Microsoft’s extensive backward-compat program means that a large chunk of the list is still directly playable on modern hardware, often with higher resolutions and smoother performance. Put a 360 disc of Halo 3 or Call of Duty 4 into an Xbox Series X and it springs to life through emulation layers and patched executables. Digital purchases from the 360 marketplace carry forward as well, giving long-time players a sense that their libraries still matter.

Game Pass then reframes that history as a rotating museum and onboarding path. New Xbox owners can download Halo Master Chief Collection, Gears 5, Skyrim, Minecraft, and more without ever touching a disc. The same franchises that once served as the reason to buy a console now serve as the reason to stay subscribed. That shift from one-time purchase to ongoing relationship might be the biggest structural change between the 360’s heyday and today.

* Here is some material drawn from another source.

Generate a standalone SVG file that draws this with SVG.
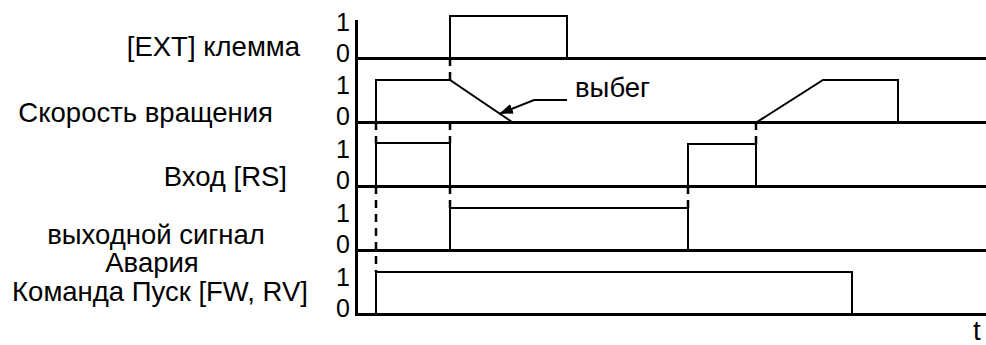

The consolidation of IP is another massive difference. Circana’s list once represented a broad coalition of publishers and developers. After Microsoft’s acquisitions of Mojang, Bethesda, and Activision Blizzard, 17 of the 20 games on that list now belong to the Xbox first-party portfolio. That does not rewrite the history of those games on other platforms, but it does mean that the nostalgic memory of “Xbox 360’s greatest hits” now aligns with the catalog Xbox can actively promote and house under Game Pass.

Why the 360’s hits still matter

Twenty years later, the Xbox 360’s top sellers are more than just chart trivia. They help explain how we got the modern Xbox ecosystem. Call of Duty proved the power of annualized, multiplayer-first shooters on console. Halo showed how a platform holder could nurture a first-party universe across multiple generations. Gears of War demonstrated that cinematic, mechanically tight cover shooters could drive hardware on their own.

Together with open-world giants like Skyrim and Grand Theft Auto, persistent sandboxes like Minecraft, and cultural phenomena like Rock Band, those games turned Xbox Live from a service into a habit. Backward compatibility, remasters, and Game Pass are Microsoft’s way of making sure that habit, and the history behind it, never fully fades.

As Xbox 360 turns 20, the clearest sign of its legacy is simple: the games that defined it are not stuck in the past. They are still being played, patched, bundled, and reimagined. The console may be retired, but its greatest hits continue to shape what Xbox is today and what it wants to be for the next twenty years.